-- Stored rows --
— BEGIN —

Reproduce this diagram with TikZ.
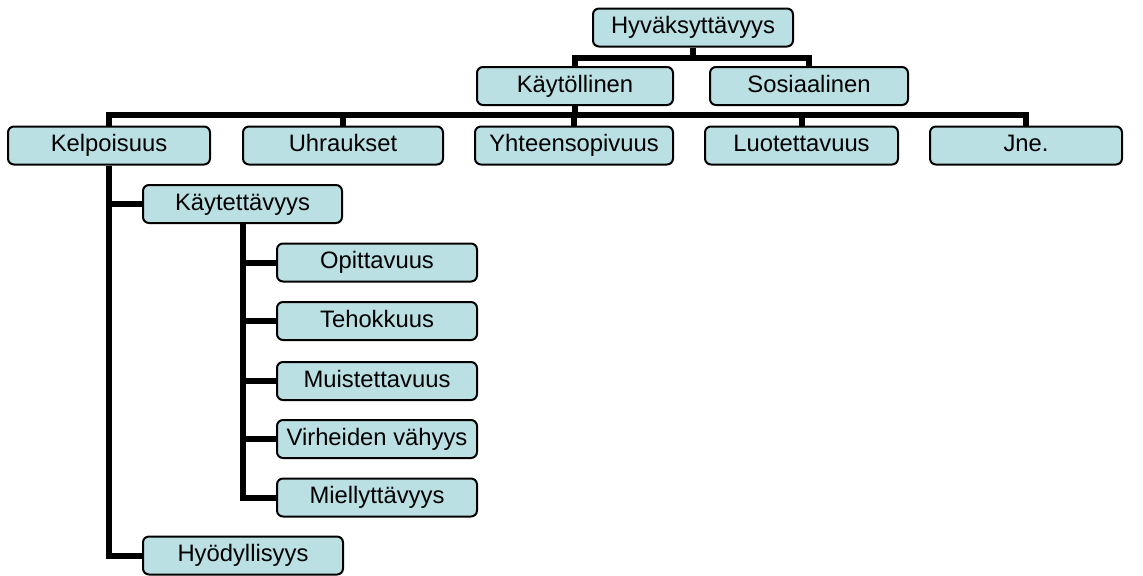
\documentclass[tikz,border=0pt]{standalone}
\usepackage{fontspec}
\setmainfont{Liberation Sans}
\usetikzlibrary{backgrounds}
\definecolor{boxfill}{RGB}{187,224,227}
\begin{document}
\begin{tikzpicture}[x=0.5pt,y=-0.5pt,
  box/.style={draw=black,line width=1pt,fill=boxfill,rounded corners=3pt,
    minimum width=100pt,minimum height=19pt,inner sep=0pt,
    text height=8.7pt,text depth=2.5pt,
    font=\fontsize{11.9}{14}\selectfont},
  conn/.style={line width=3pt,line join=miter}]
\useasboundingbox (0,0) rectangle (1143,575);
\node[box] (h) at (693,27.5) {Hyväksyttävyys};
\node[box,minimum width=98pt] (k) at (575,86) {Käytöllinen};
\node[box,minimum width=99pt] (s) at (809,86) {Sosiaalinen};
\node[box,minimum width=101pt] (kel) at (109,145.5) {Kelpoisuus};
\node[box] (uh) at (343,145.5) {Uhraukset};
\node[box,minimum width=99pt] (yh) at (574,145.5) {Yhteensopivuus};
\node[box,minimum width=96.5pt] (lu) at (801.5,145.5) {Luotettavuus};
\node[box,minimum width=96pt] (jn) at (1026,145.5) {Jne.};
\node[box,minimum width=99.5pt] (ka) at (242.5,204) {Käytettävyys};
\node[box] (op) at (377,262.5) {Opittavuus};
\node[box] (te) at (377,321) {Tehokkuus};
\node[box] (mu) at (377,381) {Muistettavuus};
\node[box] (vi) at (377,439) {Virheiden vähyys};
\node[box] (mi) at (377,497.5) {Miellyttävyys};
\node[box] (hy) at (243,555.5) {Hyödyllisyys};
\coordinate (b1) at (693,58);
\coordinate (b2) at (575,115);
\begin{scope}[on background layer]
\draw[conn] (h.south) -- (b1);
\draw[conn] (k.north) |- (b1) -| (s.north);
\draw[conn] (k.south) -- (b2);
\draw[conn] (kel.north) |- (b2) -| (jn.north);
\foreach \n in {uh,yh,lu} \draw[conn] (\n.north) -- (\n.north |- b2);
\draw[conn] (kel.south) |- (hy.west);
\draw[conn] (kel.south |- ka.west) -- (ka.west);
\draw[conn] (ka.south) |- (mi.west);
\foreach \n in {op,te,mu,vi} \draw[conn] (ka.south |- \n.west) -- (\n.west);
\end{scope}
\end{tikzpicture}
\end{document}
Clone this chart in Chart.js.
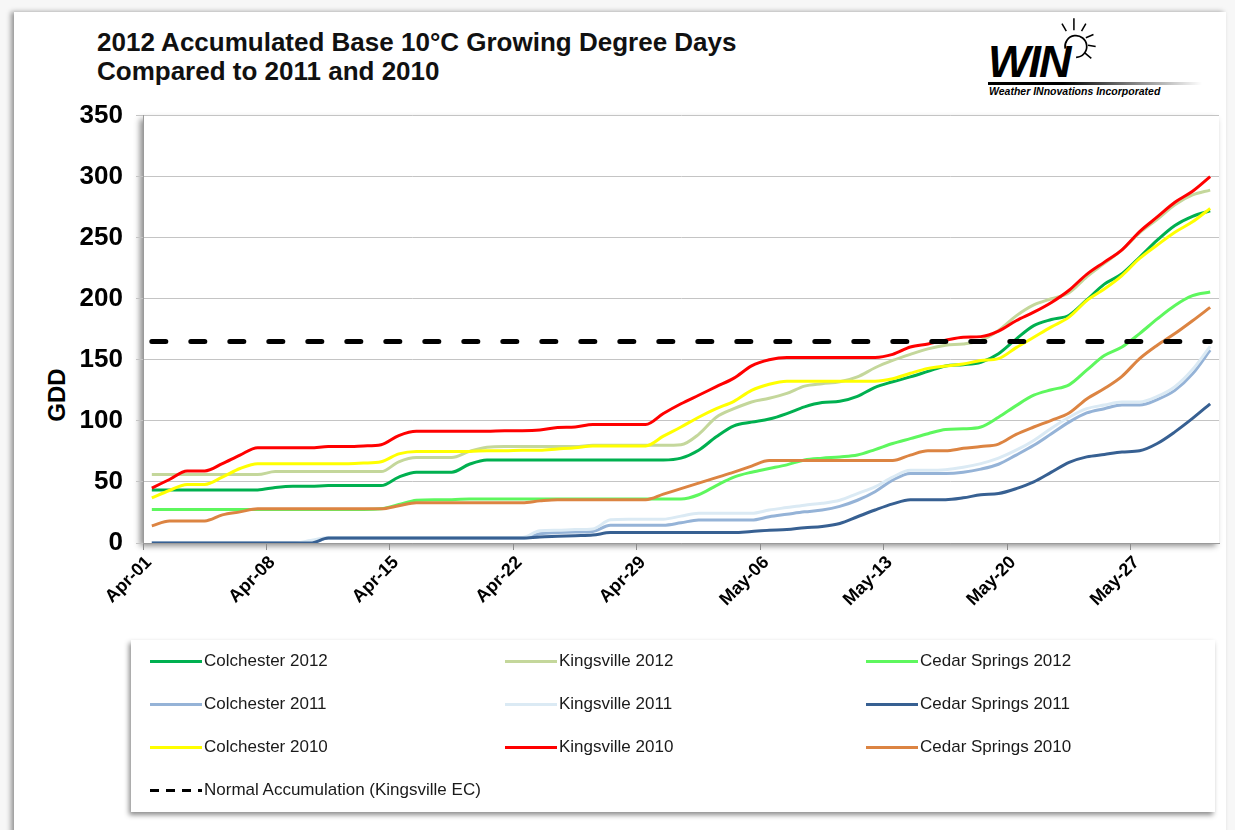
<!DOCTYPE html>
<html>
<head>
<meta charset="utf-8">
<script src="https://cdn.jsdelivr.net/npm/chart.js@4.4.0/dist/chart.umd.min.js"></script>
<style>
  body { margin: 0; width: 1235px; height: 830px; background: #f7f7f7; overflow: hidden; position: relative;
         font-family: "Liberation Sans", Arial, sans-serif; }
  #card { position: absolute; left: 14px; top: 12px; width: 1212px; height: 840px; background: #fff;
          box-shadow: -3px 0 5px rgba(0,0,0,0.4); }
  #title { position: absolute; left: 97px; top: 28px; font-weight: bold; font-size: 26px; line-height: 29px; color: #111; }
  #gdd { position: absolute; left: 57px; top: 395px; transform: translate(-50%, -50%) rotate(-90deg);
         font-weight: bold; font-size: 24px; color: #000; }
  #chartBox { position: absolute; left: 0; top: 87px; width: 1235px; height: 553px; }
  #legend { position: absolute; left: 131px; top: 640px; width: 1084px; height: 172px; background: #fff;
            box-shadow: -2px 3px 5px rgba(0,0,0,0.45); }
  .item { position: absolute; height: 20px; display: flex; align-items: center; font-size: 17px; color: #1a1a1a; white-space: nowrap; }
  .swatch { width: 52px; height: 3px; margin-right: 2px; }
  .dash { width: 52px; height: 3px; margin-right: 2px; background: repeating-linear-gradient(to right, #000 0 9px, transparent 9px 16px); }
  #logo { position: absolute; left: 986px; top: 14px; width: 220px; height: 90px; }
  #win { position: absolute; left: 2px; top: 22px; font-size: 45px; font-weight: bold; font-style: italic; letter-spacing: -2px; color: #000; }
  #bar { position: absolute; left: 2px; top: 68px; width: 214px; height: 3px; background: linear-gradient(to right, #000 35%, rgba(0,0,0,0)); }
  #sub { position: absolute; left: 3px; top: 71px; font-size: 10.5px; font-weight: bold; font-style: italic; color: #000; }
  #sun { position: absolute; left: 64px; top: 2px; }
</style>
</head>
<body>
<div id="card"></div>
<div id="title">2012 Accumulated Base 10°C Growing Degree Days<br>Compared to 2011 and 2010</div>
<div id="logo">
  <svg id="sun" width="50" height="50" viewBox="0 0 46 46">
    <path d="M14 30 A10 10 0 1 1 24 38" fill="none" stroke="#000" stroke-width="1.6"/>
    <g stroke="#000" stroke-width="1.4">
      <line x1="22" y1="2" x2="22" y2="13"/>
      <line x1="33" y1="7" x2="29" y2="14"/>
      <line x1="40" y1="17" x2="33" y2="20"/>
      <line x1="42" y1="28" x2="35" y2="27"/>
      <line x1="38" y1="39" x2="32" y2="34"/>
      <line x1="11" y1="7" x2="15" y2="14"/>
    </g>
  </svg>
  <div id="win">WIN</div>
  <div id="bar"></div>
  <div id="sub">Weather INnovations Incorporated</div>
</div>
<div id="gdd">GDD</div>
<div id="chartBox"><canvas id="chart"></canvas></div>
<div id="legend"></div>
<script>
var dateLabels = ['Apr-01', 'Apr-02', 'Apr-03', 'Apr-04', 'Apr-05', 'Apr-06', 'Apr-07', 'Apr-08', 'Apr-09', 'Apr-10',
    'Apr-11', 'Apr-12', 'Apr-13', 'Apr-14', 'Apr-15', 'Apr-16', 'Apr-17', 'Apr-18', 'Apr-19', 'Apr-20',
    'Apr-21', 'Apr-22', 'Apr-23', 'Apr-24', 'Apr-25', 'Apr-26', 'Apr-27', 'Apr-28', 'Apr-29', 'Apr-30',
    'May-01', 'May-02', 'May-03', 'May-04', 'May-05', 'May-06', 'May-07', 'May-08', 'May-09', 'May-10',
    'May-11', 'May-12', 'May-13', 'May-14', 'May-15', 'May-16', 'May-17', 'May-18', 'May-19', 'May-20',
    'May-21', 'May-22', 'May-23', 'May-24', 'May-25', 'May-26', 'May-27', 'May-28', 'May-29', 'May-30',
    'May-31'];

var colchester2012 = [43.5, 43.5, 43.5, 43.5, 43.5, 43.5, 43.5, 45.5, 46.5, 46.5,
    47, 47, 47, 47, 54, 58, 58, 58, 64.5, 68,
    68, 68, 68, 68, 68, 68, 68, 68, 68, 68,
    69.5, 76, 87, 96, 99, 101.5, 106, 111.5, 115, 116,
    120, 127.5, 132, 136, 140.5, 145, 146, 148, 155, 167,
    178, 183, 186.5, 199, 212, 220.5, 234, 248, 260, 267.5,
    272];
var kingsville2012 = [56, 56, 56, 56, 56, 56, 56, 58.5, 58.5, 58.5,
    58.5, 58.5, 58.5, 58.5, 66.5, 70, 70, 70, 75, 78.5,
    79, 79, 79, 79, 79, 80, 80, 80, 80, 80,
    80.5, 89, 103, 110, 115.5, 118.5, 122.5, 128.5, 130.5, 132,
    136, 143.5, 149.5, 154.5, 159, 162, 163, 166, 174, 186,
    195, 200, 205, 218, 229, 240, 254, 265, 277, 285,
    289];
var cedarSprings2012 = [27.5, 27.5, 27.5, 27.5, 27.5, 27.5, 27.5, 27.5, 27.5, 27.5,
    27.5, 27.5, 27.5, 28, 31.5, 35, 35.5, 35.5, 36, 36,
    36, 36, 36, 36, 36, 36, 36, 36, 36, 36,
    36, 39.5, 47, 54, 58, 61, 64, 68, 69.5, 70.5,
    72, 76.5, 81.5, 85.5, 89.5, 93, 93.5, 95, 103, 112.5,
    121, 125.5, 129.5, 141.5, 153.5, 160.5, 171.5, 183.5, 194.5, 202.5,
    205.5];
var colchester2011 = [0, 0, 0, 0, 0, 0, 0, 0, 0, 0,
    4, 4, 4, 4, 4, 4, 4, 4, 4, 4,
    4, 4, 7.5, 8.5, 9, 9.5, 14.5, 14.5, 14.5, 14.5,
    16.5, 18.8, 18.8, 18.8, 18.8, 21.5, 23.5, 25.5, 27, 30,
    35, 42, 51.5, 57, 57, 57, 58, 60.5, 64.5, 72,
    80, 89.5, 99, 106.5, 110, 113, 113, 117.5, 125, 138.5,
    158];
var kingsville2011 = [0, 0, 0, 0, 0, 0, 0, 0, 0, 2,
    4.5, 4.5, 4.5, 4.5, 4.5, 4.5, 4.5, 4.5, 4.5, 4.5,
    4.5, 4.5, 10, 10.5, 11, 11.5, 19, 19.5, 19.5, 19.5,
    22, 24.3, 24.3, 24.3, 24.3, 27, 29, 31, 32.5, 35,
    40.5, 46, 54, 59.5, 59.5, 60, 62, 65, 69.5, 76,
    84, 94, 103, 110, 113, 115.5, 115.5, 120, 128, 142,
    161];
var cedarSprings2011 = [0, 0, 0, 0, 0, 0, 0, 0, 0, 0,
    4, 4, 4, 4, 4, 4, 4, 4, 4, 4,
    4, 4, 5, 5.5, 6, 6.5, 8.5, 8.5, 8.5, 8.5,
    8.5, 8.5, 8.5, 8.5, 9.5, 10.5, 11, 12.5, 13.5, 16,
    21.5, 27, 32, 35.5, 35.5, 35.5, 37, 39.5, 40.5, 44.5,
    50, 58, 66, 70.5, 72.5, 74.5, 75.5, 81.5, 91, 102,
    114];
var colchester2010 = [37, 43, 48, 48, 54, 61, 65, 65, 65, 65,
    65, 65, 65.5, 66.5, 73, 75, 75, 75, 75, 75.5,
    75.5, 76, 76, 77, 78, 79.5, 79.5, 79.5, 79.5, 87.5,
    95, 103, 110, 116, 125, 130, 132.5, 132.5, 132.5, 132.5,
    132.5, 132.5, 134.5, 139, 143, 145, 146.5, 149.5, 151, 160,
    168.5, 177, 185, 198.5, 208, 219, 233, 244, 254.5, 263,
    274];
var kingsville2010 = [45, 52, 59, 59, 65, 72, 78, 78, 78, 78,
    79, 79, 79.5, 80.5, 88, 91.5, 91.5, 91.5, 91.5, 91.5,
    92, 92, 92.5, 94.5, 95, 97, 97, 97, 97, 106,
    114, 121, 128, 135, 145, 150, 152, 152, 152, 152,
    152, 152, 154.5, 160.5, 163, 166, 168.5, 169, 173.5, 182,
    189, 197, 207, 220, 230, 240, 255, 267, 279, 288,
    300];
var cedarSprings2010 = [14, 18, 18, 18, 23, 25.5, 28, 28, 28, 28,
    28, 28, 28, 28, 30.5, 33, 33, 33, 33, 33,
    33, 33, 34.5, 35.5, 35.5, 35.5, 35.5, 35.5, 35.5, 40,
    44.5, 49, 53.5, 58, 63, 67.5, 67.5, 67.5, 67.5, 67.5,
    67.5, 67.5, 67.5, 72, 75.5, 75.5, 77.5, 79, 81, 89,
    95, 100.5, 106.5, 118, 126.5, 136.5, 151, 162, 171.5, 182,
    193];
var normalKingsvilleEC = [165, 165, 165, 165, 165, 165, 165, 165, 165, 165,
    165, 165, 165, 165, 165, 165, 165, 165, 165, 165,
    165, 165, 165, 165, 165, 165, 165, 165, 165, 165,
    165, 165, 165, 165, 165, 165, 165, 165, 165, 165,
    165, 165, 165, 165, 165, 165, 165, 165, 165, 165,
    165, 165, 165, 165, 165, 165, 165, 165, 165, 165,
    165];

var yTicks = [0, 50, 100, 150, 200, 250, 300, 350];

var seriesNames = ['Colchester 2012', 'Kingsville 2012', 'Cedar Springs 2012',
    'Colchester 2011', 'Kingsville 2011', 'Cedar Springs 2011',
    'Colchester 2010', 'Kingsville 2010', 'Cedar Springs 2010',
    'Normal Accumulation (Kingsville EC)'];
var seriesData = [colchester2012, kingsville2012, cedarSprings2012,
    colchester2011, kingsville2011, cedarSprings2011,
    colchester2010, kingsville2010, cedarSprings2010,
    normalKingsvilleEC];
var seriesColors = ['#00b050', '#c4d79b', '#5ef75e',
    '#95b3d7', '#dbeaf4', '#376092',
    '#ffff00', '#ff0000', '#dc8442',
    '#000000'];

var fontFamily = '"Liberation Sans", Arial, sans-serif';

var datasets = seriesNames.map(function (name, i) {
    var isNormal = i === seriesNames.length - 1;
    return {
        label: name,
        data: seriesData[i],
        borderColor: seriesColors[i],
        backgroundColor: seriesColors[i],
        borderWidth: isNormal ? 5 : 3,
        borderDash: isNormal ? [14, 25] : [],
        borderCapStyle: isNormal ? 'round' : 'butt',
        pointRadius: 0,
        cubicInterpolationMode: 'monotone',
        fill: false,
        order: seriesNames.length - i
    };
});

var plotShadow = {
    id: 'plotShadow',
    beforeDraw: function (chart) {
        var a = chart.chartArea;
        var c = chart.ctx;
        c.save();
        c.shadowColor = 'rgba(0, 0, 0, 0.45)';
        c.shadowBlur = 6;
        c.shadowOffsetX = -3;
        c.shadowOffsetY = 3;
        c.fillStyle = '#fff';
        c.fillRect(a.left, a.top, a.right - a.left, a.bottom - a.top);
        c.restore();
    }
};

new Chart(document.getElementById('chart'), {
    type: 'line',
    data: { labels: dateLabels, datasets: datasets },
    plugins: [plotShadow],
    options: {
        responsive: true,
        maintainAspectRatio: false,
        animation: false,
        layout: { padding: { top: 3, right: 16, left: 0, bottom: 0 } },
        plugins: { legend: { display: false }, tooltip: { enabled: false } },
        scales: {
            x: {
                type: 'category',
                offset: true,
                grid: {
                    offset: true,
                    drawOnChartArea: false,
                    tickLength: 7,
                    color: function (ctx) { return ctx.index % 7 === 0 ? '#8c8c8c' : 'rgba(0,0,0,0)'; },
                    tickColor: function (ctx) { return ctx.index % 7 === 0 ? '#8c8c8c' : 'rgba(0,0,0,0)'; }
                },
                border: { color: '#9a9a9a', width: 1 },
                ticks: {
                    autoSkip: false,
                    maxRotation: 45,
                    minRotation: 45,
                    padding: 2,
                    labelOffset: -3,
                    color: '#000',
                    font: { family: fontFamily, size: 18, weight: 'bold' },
                    callback: function (v, i) { return i % 7 === 0 ? dateLabels[i] : ''; }
                },
                afterFit: function (s) { s.height = 97; }
            },
            y: {
                min: yTicks[0],
                max: yTicks[yTicks.length - 1],
                afterBuildTicks: function (s) { s.ticks = yTicks.map(function (v) { return { value: v }; }); },
                grid: { color: '#c4c4c4', tickLength: 7 },
                border: { color: '#9a9a9a', width: 1 },
                ticks: {
                    padding: 13,
                    color: '#000',
                    font: { family: fontFamily, size: 26, weight: 'bold' }
                },
                afterFit: function (s) { s.width = 143; }
            }
        }
    }
});

// legend, three columns like the original
var legend = document.getElementById('legend');
var colLeft = [19, 374, 735];
var rowTop = [11, 54, 97, 140];
seriesNames.forEach(function (name, i) {
    var item = document.createElement('div');
    item.className = 'item';
    item.style.left = colLeft[i % 3] + 'px';
    item.style.top = rowTop[Math.floor(i / 3)] + 'px';
    var sw = document.createElement('span');
    if (i === seriesNames.length - 1) {
        sw.className = 'dash';
    } else {
        sw.className = 'swatch';
        sw.style.background = seriesColors[i];
    }
    var tx = document.createElement('span');
    tx.textContent = name;
    item.appendChild(sw);
    item.appendChild(tx);
    legend.appendChild(item);
});
</script>
</body>
</html>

— END —

-- Work to complete --
Find the lines holding "this" and list every one.

-- The reply --
Reproduce this diagram with TikZ.
Clone this chart in Chart.js.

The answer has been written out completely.